Online prediction can be challenged to provide real-time response because the new test inputs arriving to silos must be communicated to a central location to feed to the model. Depending on how the model was learned and constructed, if some data is late when decisions need to be made, missing data must be imputed and can lead to loss in performance and challenges in normalization to level the playing field when comparing risk in different scenarios.
The Collaborative Analytics Solution for Risk Analysis
Cross-silo risk analysis via Collaborative Analytics (CA) offers a number of advantages in such a dynamic distributed big data setting. Because the costs and delays of data integration are avoided, the analysis can more easily make use of a wider variety of sources, explore different combinations to see which are most predictive, and can include sources for which the raw data itself could never be obtained.
An agile model learning capability is enabled that can keep pace with changes in the local data sources. The global analytic model is learned from automatically optimizing the combination of local models, which can be freely and continuously improved with higher performance algorithms or parameter settings, and connected to the system while it operates (no downtime) making incremental updates to the global model. This accelerates the model learning part of the analytics workflow, empowering data scientists to rapidly experiment and iterate. If new sources become available for testing, these can be connected to the system or removed at will.
Real-time online prediction (i.e., automated decision making) is more readily achievable because the feature data originating in the silos does not need to be communicated to a central location to feed the model, but rather, is processed in place and only compact signaling statistics are communicated across the CA analytics network. The method supports a “sample when ready mode”, and will re-optimize on-the-fly to make best use of the information that is available at the time the decision is requested. Because a rigorous quantitative calculus of uncertainty is employed, information is properly weighted and normalized by design. A “sample when needed” mode is also supported in which additional sources which are costly to bring to bear can be added only when and if they are needed to improve the fidelity of the risk analysis.

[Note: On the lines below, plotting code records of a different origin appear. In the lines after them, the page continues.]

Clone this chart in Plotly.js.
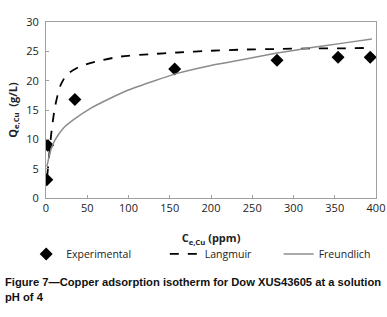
<!DOCTYPE html>
<html><head><meta charset="utf-8">
<script src="https://cdn.plot.ly/plotly-3.0.1.min.js"></script>
<style>html,body{margin:0;padding:0;background:#fff;}#chart{width:387px;height:317px;}</style>
</head><body><div id="chart"></div>
<script>
// Experimental points
const expC = [1, 2, 35, 156, 280, 354, 393];
const expQ = [3.1, 9.0, 16.8, 22.0, 23.5, 24.0, 24.0];
// Langmuir fit curve
const lanC = [1.5, 3, 5, 7, 11, 17, 25, 41, 65, 90, 125, 160, 200, 240, 280, 320, 360, 395];
const lanQ = [3.8, 6.0, 9.0, 11.8, 15.6, 19.0, 21.0, 22.4, 23.4, 24.1, 24.5, 24.8, 25.1, 25.3, 25.4, 25.5, 25.5, 25.6];
// Freundlich fit curve
const freC = [1, 3, 5, 8, 11, 16, 21, 33, 53, 78, 100, 130, 158, 200, 239, 280, 320, 360, 395];
const freQ = [5.3, 6.6, 7.8, 9.0, 9.9, 11.0, 11.9, 13.3, 15.2, 17.0, 18.4, 19.9, 21.2, 22.6, 23.6, 24.7, 25.6, 26.4, 27.1];

const fontFam = '"Open Sans", "Liberation Sans", sans-serif';
const traces = [
  {x: expC, y: expQ, name: 'Experimental', type: 'scatter', mode: 'markers', legend: 'legend',
   marker: {symbol: 'diamond', size: 10, color: '#000'}},
  {x: lanC, y: lanQ, name: 'Langmuir', type: 'scatter', mode: 'lines', legend: 'legend2',
   line: {color: '#000', width: 1.8, dash: 'dash', shape: 'spline', smoothing: 0.6}},
  {x: freC, y: freQ, name: 'Freundlich', type: 'scatter', mode: 'lines', legend: 'legend3',
   line: {color: '#8c8c8c', width: 1.5, shape: 'spline', smoothing: 0.6}}
];
const legBase = {orientation: 'h', y: -0.318, xanchor: 'left', yanchor: 'middle',
                 bgcolor: 'rgba(0,0,0,0)', font: {size: 10.5, color: '#222'}};
const layout = {
  width: 387, height: 317,
  margin: {l: 46, r: 11, t: 22, b: 119},
  paper_bgcolor: '#fff', plot_bgcolor: '#fff',
  font: {family: fontFam, size: 11, color: '#222'},
  showlegend: true,
  legend: Object.assign({}, legBase, {x: -0.06}),
  legend2: Object.assign({}, legBase, {x: 0.36}),
  legend3: Object.assign({}, legBase, {x: 0.705}),
  xaxis: {range: [0, 400], dtick: 50, showgrid: false, zeroline: false,
          showline: true, linecolor: '#a0a0a0', mirror: true, linewidth: 1,
          ticks: 'inside', ticklen: 3, tickcolor: '#a0a0a0',
          title: {text: '<b>C<sub>e,Cu</sub> (ppm)</b>', font: {size: 11}, standoff: 20}},
  yaxis: {range: [0, 30], dtick: 5, showgrid: false, zeroline: false,
          showline: true, linecolor: '#a0a0a0', mirror: true, linewidth: 1,
          ticks: 'inside', ticklen: 3, tickcolor: '#a0a0a0', ticklabelstandoff: 4,
          title: {text: '<b>Q<sub>e,Cu</sub>  (g/L)</b>', font: {size: 11}, standoff: 6}},
  annotations: [
    {xref: 'paper', yref: 'paper', x: -0.13, y: -0.43, xanchor: 'left', yanchor: 'top',
     align: 'left', showarrow: false,
     text: '<b>Figure 7\u2014Copper adsorption isotherm for Dow XUS43605 at a solution<br>pH of 4</b>',
     font: {family: '"Liberation Sans", Arial, sans-serif', size: 11.2, color: '#111'}}
  ]
};
Plotly.newPlot('chart', traces, layout, {displayModeBar: false, staticPlot: true});
</script></body></html>
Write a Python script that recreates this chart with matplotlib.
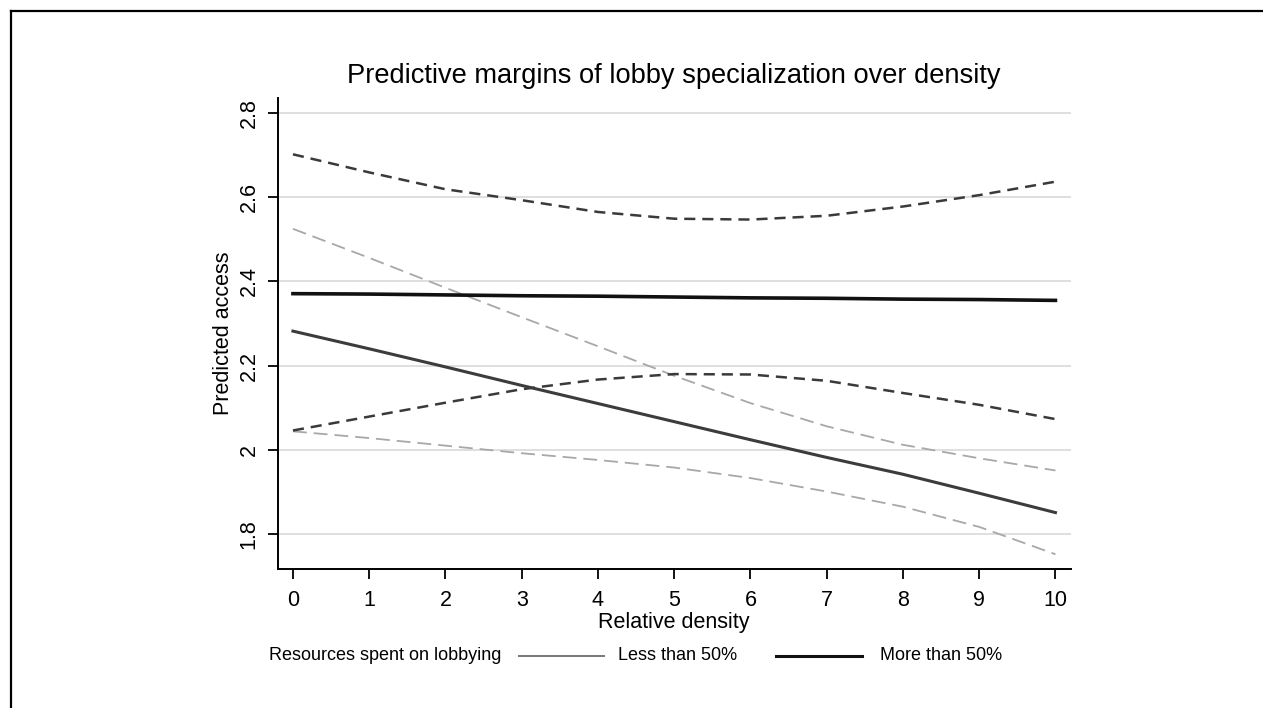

It is recognized that companies in industries that have a history of risk modeling, such as credit and insurance, most likely already have an existing risk modeling approach in place. A unique capability of CA is that it can augment existing models with additional sources of information, mined with the latest methods, without opening up the core model in use or even understanding its inner (proprietary) workings. This provides an extremely low touch way to try combining additional information to assess the benefit without disrupting the current approach in use.
CA provides an agile cross-silo risk analysis framework that allows the most sources to be combined for the highest accuracy assessments while keeping pace with dynamic high variety data.